The provisions in Clauses 10, 11 and 12 intend to regularise police powers across the UK to take routinely, use, store and retain fingerprints and non-intimate samples of individuals subject to control orders.

To demand authorisation from an inspector or above in England, Wales and Northern Ireland would create an unnecessary difference between the current framework under PACE and that for control orders. The public consultation exercise on the review of PACE has clearly shown that the current framework works effectively. To introduce a further tier to that framework would cause confusion and place unnecessary demands on operational resources. Consequently, we do not believe that there should be an exceptional level of authorisation for the collection or use of fingerprints and non-intimate samples for individuals subject to control orders.

In the other place, the Minister of State for Security, Counter-Terrorism, Crime and Policing accepted there was a wider debate to be had about PACE, although he disagreed with the argument that the levels of authorisation should be raised as a result of that debate. But he emphasised that it is not appropriate to debate the wider issue of the levels of authorisation contained in PACE and PACE Northern Ireland in this specific, narrow context.

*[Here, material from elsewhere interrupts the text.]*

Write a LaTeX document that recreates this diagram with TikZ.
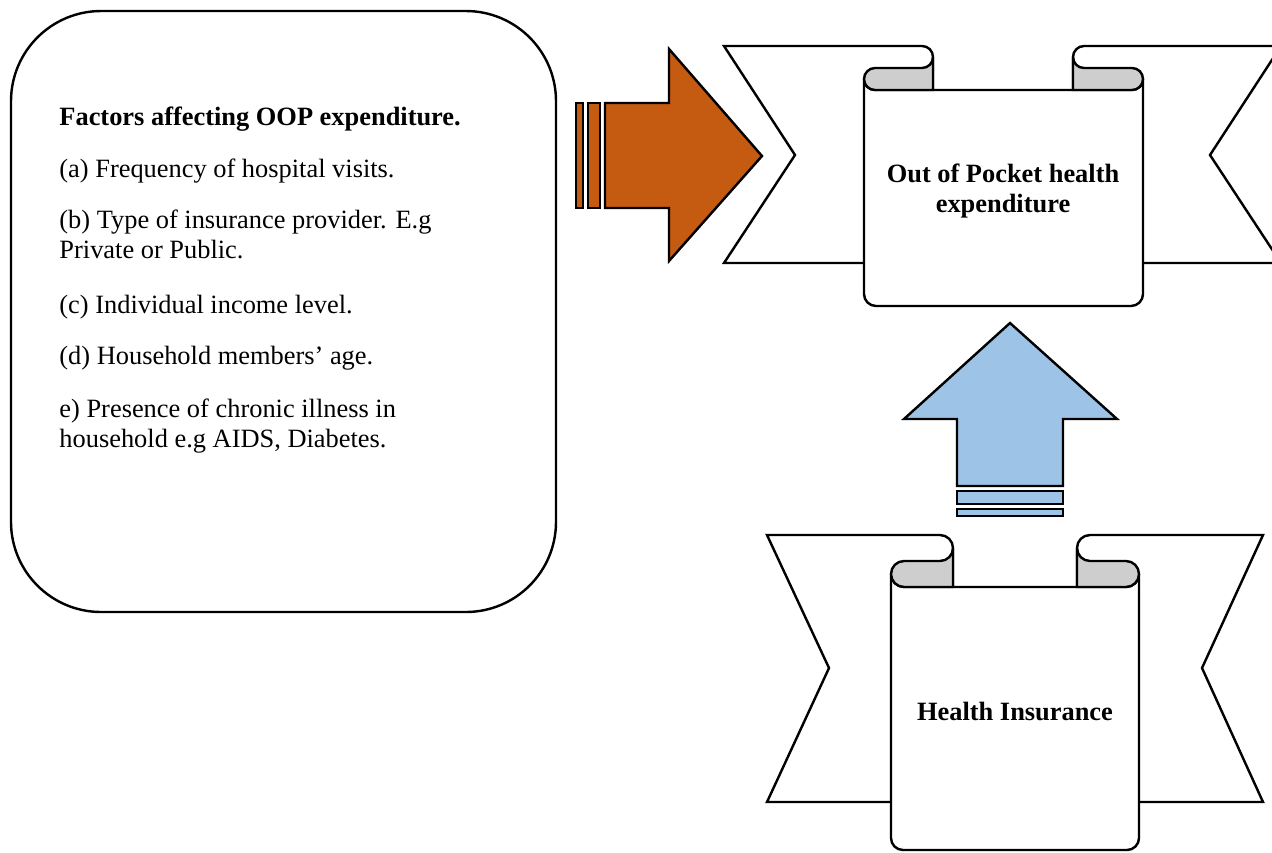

In Scotland, as I have said, under the 1995 Act the taking of some but not all samples requires the authorisation of an inspector or above. So, again to avoid the confusion that would be caused by having two different regimes for the taking of fingerprints in Scotland, Clause 11 mirrors those standard requirements for the taking of fingerprints or samples of individuals subject to a control order in Scotland.

On a more technical level, it is worth noting that if the intention of these amendments was to mirror Scotland, they are, on that basis, flawed too. First, authorisation from an inspector is required in Scotland in relation to only some, but not all, samples. Fingerprints are one of the samples that do not require inspector-level authorisation in Scotland. These amendments propose inspector-level authorisation for taking all fingerprints in England, Wales and Northern Ireland. Secondly, authorisation from an inspector is not needed in Scotland for a constable to require an individual to attend a police station to have samples taken; these amendments propose that there should be such authorisation in England, Wales and Northern Ireland.

In two respects, therefore, the amendments go beyond the position in Scotland. There is also a third technical point to note: the amendments are inconsistent in their impact on the operation of the powers in England, Wales and Northern Ireland. The effect of the amendments is to raise the level of authorisation required for the taking of fingerprints, but not to do so for the taking of non-intimate samples. Thus, while the intention may have been to mirror the position in Scotland, it is only a slight simplification to say that in practice these amendments would mean that the position in England, Wales and Northern Ireland would be opposite to the position in Scotland.

I hope that explains the reasoning. In conclusion, for both principled and practical reasons, I disagree with the proposed amendment.